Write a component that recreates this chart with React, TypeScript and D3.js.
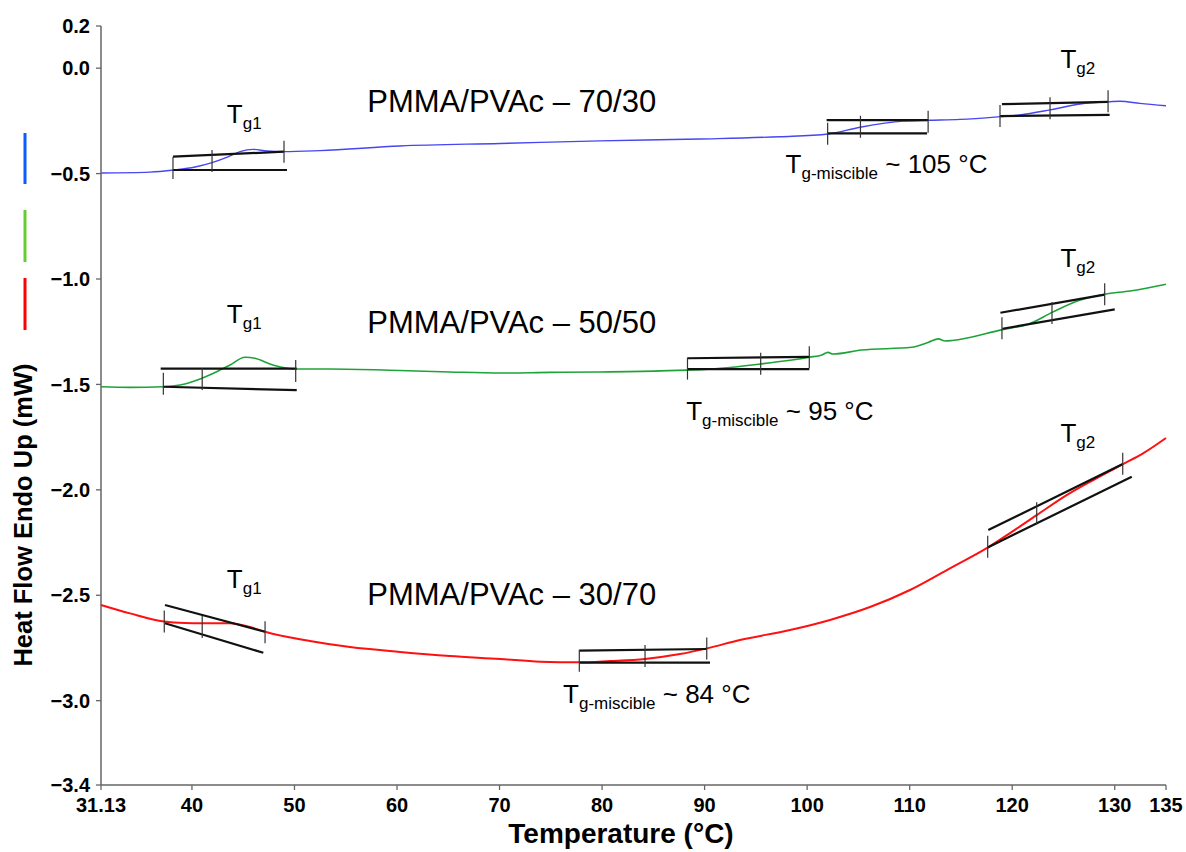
import React from 'react';
import * as d3 from 'd3';

// ---------- axis ticks ----------
const xTickValues = [31.13, 40, 50, 60, 70, 80, 90, 100, 110, 120, 130, 135];
const yTickValues = [0.2, 0.0, -0.5, -1.0, -1.5, -2.0, -2.5, -3.0, -3.4];

// ---------- DSC curves: [temperature °C, heat flow mW] ----------
const curve7030: [number, number][] = [
  [31.13, -0.497], [35.91, -0.493], [38.25, -0.483], [40.3, -0.469], [41.96, -0.448],
  [43.52, -0.421], [44.69, -0.396], [45.95, -0.385], [47.32, -0.393], [48.98, -0.396],
  [52.49, -0.391], [60.29, -0.369], [70.05, -0.357], [79.8, -0.345], [89.55, -0.336],
  [97.35, -0.325], [102.04, -0.312], [105.16, -0.28], [109.35, -0.251], [111.79, -0.247],
  [114.91, -0.243], [118.81, -0.23], [120.76, -0.222], [123.69, -0.198], [126.62, -0.17],
  [129.54, -0.159], [130.52, -0.157], [132.46, -0.167], [135.0, -0.178],
];

const curve5050: [number, number][] = [
  [31.13, -1.511], [33.96, -1.514], [37.21, -1.511], [38.84, -1.503], [40.98, -1.471],
  [42.41, -1.44], [43.71, -1.408], [45.17, -1.371], [46.15, -1.376], [47.61, -1.403],
  [48.75, -1.419], [50.22, -1.427], [53.47, -1.427], [60.29, -1.434], [65.17, -1.441],
  [70.05, -1.446], [74.92, -1.443], [79.8, -1.441], [85.65, -1.436], [88.26, -1.432],
  [91.54, -1.424], [95.47, -1.403], [100.21, -1.371], [101.45, -1.36], [102.02, -1.348],
  [102.52, -1.356], [105.28, -1.337], [110.2, -1.324], [111.84, -1.3], [112.81, -1.284],
  [113.45, -1.294], [114.13, -1.292], [119.04, -1.24], [121.64, -1.213], [123.94, -1.157],
  [126.57, -1.101], [129.02, -1.072], [131.49, -1.057], [135.0, -1.025],
];

const curve3070: [number, number][] = [
  [31.13, -2.546], [33.96, -2.586], [37.27, -2.625], [39.32, -2.632], [40.98, -2.633],
  [43.71, -2.633], [45.66, -2.651], [47.13, -2.673], [51.51, -2.717], [55.42, -2.746],
  [60.29, -2.769], [65.17, -2.788], [70.05, -2.802], [73.95, -2.815], [77.75, -2.818],
  [80.77, -2.812], [84.19, -2.802], [87.6, -2.779], [90.23, -2.752], [93.45, -2.712],
  [98.33, -2.665], [102.23, -2.617], [106.13, -2.556], [110.03, -2.475], [113.93, -2.372],
  [117.64, -2.273], [119.79, -2.205], [122.42, -2.119], [125.35, -2.024], [128.08, -1.949],
  [130.81, -1.878], [132.76, -1.827], [135.0, -1.754],
];

// ---------- tangent (onset/midpoint/endset) constructions ----------
// each segment: [[T1, v1], [T2, v2]]
const tangents7030: [number, number][][] = [
  [[38.15, -0.42], [48.98, -0.396]], [[38.15, -0.483], [49.27, -0.483]],
  [[101.9, -0.246], [111.8, -0.246]], [[102.0, -0.309], [111.7, -0.309]],
  [[119.0, -0.171], [129.35, -0.16]], [[118.8, -0.227], [129.5, -0.222]],
];
const tangents5050: [number, number][][] = [
  [[36.95, -1.425], [50.22, -1.425]], [[37.21, -1.511], [50.22, -1.527]],
  [[88.33, -1.376], [100.21, -1.369]], [[88.33, -1.427], [100.21, -1.427]],
  [[118.85, -1.16], [129.02, -1.074]], [[119.04, -1.236], [130.0, -1.144]],
];
const tangents3070: [number, number][][] = [
  [[37.37, -2.546], [47.13, -2.673]], [[37.37, -2.633], [46.96, -2.773]],
  [[77.78, -2.763], [90.21, -2.755]], [[77.78, -2.82], [90.53, -2.82]],
  [[117.67, -2.191], [130.78, -1.878]], [[117.61, -2.273], [131.66, -1.938]],
];
// small vertical markers: [T, heat flow at centre]
const markers7030: [number, number][] = [
  [38.15, -0.474], [41.96, -0.44], [48.98, -0.396],
  [102.0, -0.311], [105.2, -0.278], [111.8, -0.254],
  [118.81, -0.227], [123.69, -0.19], [129.35, -0.157],
];
const markers5050: [number, number][] = [
  [37.21, -1.497], [41.0, -1.474], [50.12, -1.436],
  [88.33, -1.425], [95.47, -1.402], [100.21, -1.371],
  [119.0, -1.234], [123.88, -1.161], [129.02, -1.072],
];
const markers3070: [number, number][] = [
  [37.3, -2.625], [41.0, -2.651], [47.13, -2.675],
  [77.78, -2.811], [84.19, -2.788], [90.21, -2.752],
  [117.61, -2.27], [122.39, -2.111], [130.78, -1.876],
];

// ---------- labels ----------
const blendNames = ['PMMA/PVAc \u2013 70/30', 'PMMA/PVAc \u2013 50/50', 'PMMA/PVAc \u2013 30/70'];
const miscibleTemps = ['105', '95', '84'];

const W = 1186;
const H = 852;
const FONT = '"Liberation Sans", Arial, Helvetica, sans-serif';

export default function App() {
  const x = d3.scaleLinear().domain([31.13, 135]).range([101, 1166]);
  const y = d3.scaleLinear().domain([-3.4, 0.2]).range([785, 26]);
  const line = d3
    .line<[number, number]>()
    .x((d) => x(d[0]))
    .y((d) => y(d[1]))
    .curve(d3.curveMonotoneX);
  const seg = d3
    .line<[number, number]>()
    .x((d) => x(d[0]))
    .y((d) => y(d[1]));

  const fmtY = (v: number) => (v < 0 ? '\u2212' + Math.abs(v).toFixed(1) : v.toFixed(1));
  const fmtX = (v: number) => String(v);

  const series = [
    { data: curve7030, tangents: tangents7030, markers: markers7030, color: '#4646f2', w: 1.4 },
    { data: curve5050, tangents: tangents5050, markers: markers5050, color: '#1ea33a', w: 1.6 },
    { data: curve3070, tangents: tangents3070, markers: markers3070, color: '#ff1010', w: 2 },
  ];

  // label anchor positions in data space
  const nameAnchors: [number, number][] = [[57.1, -0.21], [57.1, -1.255], [57.1, -2.545]];
  const tg1Anchors: [number, number][] = [[43.4, -0.26], [43.4, -1.209], [43.4, -2.466]];
  const tg2Anchors: [number, number][] = [[124.7, 0.0], [124.7, -0.943], [124.7, -1.773]];
  const miscAnchors: [number, number][] = [[97.9, -0.498], [88.2, -1.67], [76.2, -3.011]];

  const legendColors = ['#0a5cff', '#66cc33', '#ff0000'];
  const legendY: [number, number][] = [[133, 184], [210, 262], [278, 330]];

  const Tsub = (px: number, py: number, sub: string, tail?: string) => (
    <text x={px} y={py} fontFamily={FONT} fontSize={26} fill="#000">
      T
      <tspan fontSize={17} dy={6}>{sub}</tspan>
      {tail ? <tspan fontSize={26} dy={-6}>{tail}</tspan> : null}
    </text>
  );

  return (
    <svg
      width={W}
      height={H}
      style={{ position: 'absolute', left: 0, top: 0, background: '#fff' }}
      xmlns="http://www.w3.org/2000/svg"
    >
      <rect x={0} y={0} width={W} height={H} fill="#fff" />

      {/* legend marks */}
      {legendColors.map((c, i) => (
        <line key={c} x1={25} x2={25} y1={legendY[i][0]} y2={legendY[i][1]} stroke={c} strokeWidth={3} />
      ))}

      {/* axes */}
      <line x1={x(31.13)} x2={x(31.13)} y1={y(0.2)} y2={y(-3.4)} stroke="#666" strokeWidth={1.5} />
      <line x1={x(31.13)} x2={x(135)} y1={y(-3.4)} y2={y(-3.4)} stroke="#666" strokeWidth={1.5} />
      {yTickValues.map((v) => (
        <g key={'y' + v}>
          <line x1={x(31.13) - 5} x2={x(31.13)} y1={y(v)} y2={y(v)} stroke="#666" strokeWidth={1.3} />
          <text
            x={90}
            y={y(v)}
            dy="0.36em"
            textAnchor="end"
            fontFamily={FONT}
            fontWeight="bold"
            fontSize={20}
            fill="#000"
          >
            {fmtY(v)}
          </text>
        </g>
      ))}
      {xTickValues.map((v) => (
        <g key={'x' + v}>
          <line x1={x(v)} x2={x(v)} y1={y(-3.4)} y2={y(-3.4) + 5} stroke="#666" strokeWidth={1.3} />
          <text
            x={x(v)}
            y={812}
            textAnchor="middle"
            fontFamily={FONT}
            fontWeight="bold"
            fontSize={20}
            fill="#000"
          >
            {fmtX(v)}
          </text>
        </g>
      ))}

      {/* axis titles */}
      <text
        x={621}
        y={843}
        textAnchor="middle"
        fontFamily={FONT}
        fontWeight="bold"
        fontSize={28}
        fill="#000"
      >
        Temperature (°C)
      </text>
      <text
        transform="translate(32,515) rotate(-90)"
        textAnchor="middle"
        fontFamily={FONT}
        fontWeight="bold"
        fontSize={25.5}
        fill="#000"
      >
        Heat Flow Endo Up (mW)
      </text>

      {/* curves */}
      {series.map((s, i) => (
        <path key={'c' + i} d={line(s.data) || ''} fill="none" stroke={s.color} strokeWidth={s.w} />
      ))}

      {/* tangent constructions */}
      {series.map((s, i) => (
        <g key={'t' + i}>
          {s.tangents.map((t, j) => (
            <path key={j} d={seg(t) || ''} fill="none" stroke="#111" strokeWidth={2.2} />
          ))}
          {s.markers.map((m, j) => (
            <line
              key={'m' + j}
              x1={x(m[0])}
              x2={x(m[0])}
              y1={y(m[1]) - 11}
              y2={y(m[1]) + 11}
              stroke="#333"
              strokeWidth={1.2}
            />
          ))}
        </g>
      ))}

      {/* blend names */}
      {blendNames.map((n, i) => (
        <text
          key={n}
          x={x(nameAnchors[i][0])}
          y={y(nameAnchors[i][1])}
          fontFamily={FONT}
          fontSize={31}
          fill="#000"
        >
          {n}
        </text>
      ))}

      {/* Tg labels */}
      {tg1Anchors.map((a, i) => (
        <g key={'g1' + i}>{Tsub(x(a[0]), y(a[1]), 'g1')}</g>
      ))}
      {tg2Anchors.map((a, i) => (
        <g key={'g2' + i}>{Tsub(x(a[0]), y(a[1]), 'g2')}</g>
      ))}
      {miscAnchors.map((a, i) => (
        <g key={'gm' + i}>{Tsub(x(a[0]), y(a[1]), 'g-miscible', ' ~ ' + miscibleTemps[i] + ' °C')}</g>
      ))}
    </svg>
  );
}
◇ ◇ ◇ ◇
* [Task]: Reply with the number of lines in the data that include the string "React" and nothing else.

* [Answer in full]: 2